PROBLEM TO WORK ON: Copy out the data below verbatim.

DATA:
____
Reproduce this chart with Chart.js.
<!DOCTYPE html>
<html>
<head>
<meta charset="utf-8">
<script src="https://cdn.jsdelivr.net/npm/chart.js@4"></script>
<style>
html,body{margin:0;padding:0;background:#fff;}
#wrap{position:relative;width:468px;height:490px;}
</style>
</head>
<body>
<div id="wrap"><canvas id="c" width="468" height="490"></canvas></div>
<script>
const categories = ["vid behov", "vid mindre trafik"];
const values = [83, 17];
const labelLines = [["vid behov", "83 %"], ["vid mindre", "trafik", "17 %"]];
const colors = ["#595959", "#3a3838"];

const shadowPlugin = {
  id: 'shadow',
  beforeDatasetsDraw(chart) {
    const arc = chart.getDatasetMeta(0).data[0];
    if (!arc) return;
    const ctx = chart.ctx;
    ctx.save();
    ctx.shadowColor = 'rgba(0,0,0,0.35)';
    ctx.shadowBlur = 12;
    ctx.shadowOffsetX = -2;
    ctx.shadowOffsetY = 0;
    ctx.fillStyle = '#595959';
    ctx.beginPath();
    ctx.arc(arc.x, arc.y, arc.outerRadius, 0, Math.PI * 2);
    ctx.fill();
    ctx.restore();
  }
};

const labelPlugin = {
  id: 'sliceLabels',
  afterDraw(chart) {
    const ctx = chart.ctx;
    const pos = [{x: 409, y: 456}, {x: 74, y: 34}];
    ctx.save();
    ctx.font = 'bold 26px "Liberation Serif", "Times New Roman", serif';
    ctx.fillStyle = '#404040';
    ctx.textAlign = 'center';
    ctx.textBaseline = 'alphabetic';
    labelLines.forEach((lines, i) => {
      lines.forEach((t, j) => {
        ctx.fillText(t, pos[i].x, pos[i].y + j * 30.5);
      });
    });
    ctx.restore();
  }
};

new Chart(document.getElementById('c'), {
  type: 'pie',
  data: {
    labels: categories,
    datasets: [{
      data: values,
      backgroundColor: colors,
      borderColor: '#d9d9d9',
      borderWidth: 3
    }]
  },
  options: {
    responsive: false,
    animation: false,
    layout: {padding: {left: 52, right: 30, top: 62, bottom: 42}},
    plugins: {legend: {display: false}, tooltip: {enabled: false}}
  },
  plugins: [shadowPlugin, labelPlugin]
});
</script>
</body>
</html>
____
OUTPUT FOR THIS EXERCISE:
Reproduce this chart with Chart.js.
<!DOCTYPE html>
<html>
<head>
<meta charset="utf-8">
<script src="https://cdn.jsdelivr.net/npm/chart.js@4"></script>
<style>
html,body{margin:0;padding:0;background:#fff;}
#wrap{position:relative;width:468px;height:490px;}
</style>
</head>
<body>
<div id="wrap"><canvas id="c" width="468" height="490"></canvas></div>
<script>
const categories = ["vid behov", "vid mindre trafik"];
const values = [83, 17];
const labelLines = [["vid behov", "83 %"], ["vid mindre", "trafik", "17 %"]];
const colors = ["#595959", "#3a3838"];

const shadowPlugin = {
  id: 'shadow',
  beforeDatasetsDraw(chart) {
    const arc = chart.getDatasetMeta(0).data[0];
    if (!arc) return;
    const ctx = chart.ctx;
    ctx.save();
    ctx.shadowColor = 'rgba(0,0,0,0.35)';
    ctx.shadowBlur = 12;
    ctx.shadowOffsetX = -2;
    ctx.shadowOffsetY = 0;
    ctx.fillStyle = '#595959';
    ctx.beginPath();
    ctx.arc(arc.x, arc.y, arc.outerRadius, 0, Math.PI * 2);
    ctx.fill();
    ctx.restore();
  }
};

const labelPlugin = {
  id: 'sliceLabels',
  afterDraw(chart) {
    const ctx = chart.ctx;
    const pos = [{x: 409, y: 456}, {x: 74, y: 34}];
    ctx.save();
    ctx.font = 'bold 26px "Liberation Serif", "Times New Roman", serif';
    ctx.fillStyle = '#404040';
    ctx.textAlign = 'center';
    ctx.textBaseline = 'alphabetic';
    labelLines.forEach((lines, i) => {
      lines.forEach((t, j) => {
        ctx.fillText(t, pos[i].x, pos[i].y + j * 30.5);
      });
    });
    ctx.restore();
  }
};

new Chart(document.getElementById('c'), {
  type: 'pie',
  data: {
    labels: categories,
    datasets: [{
      data: values,
      backgroundColor: colors,
      borderColor: '#d9d9d9',
      borderWidth: 3
    }]
  },
  options: {
    responsive: false,
    animation: false,
    layout: {padding: {left: 52, right: 30, top: 62, bottom: 42}},
    plugins: {legend: {display: false}, tooltip: {enabled: false}}
  },
  plugins: [shadowPlugin, labelPlugin]
});
</script>
</body>
</html>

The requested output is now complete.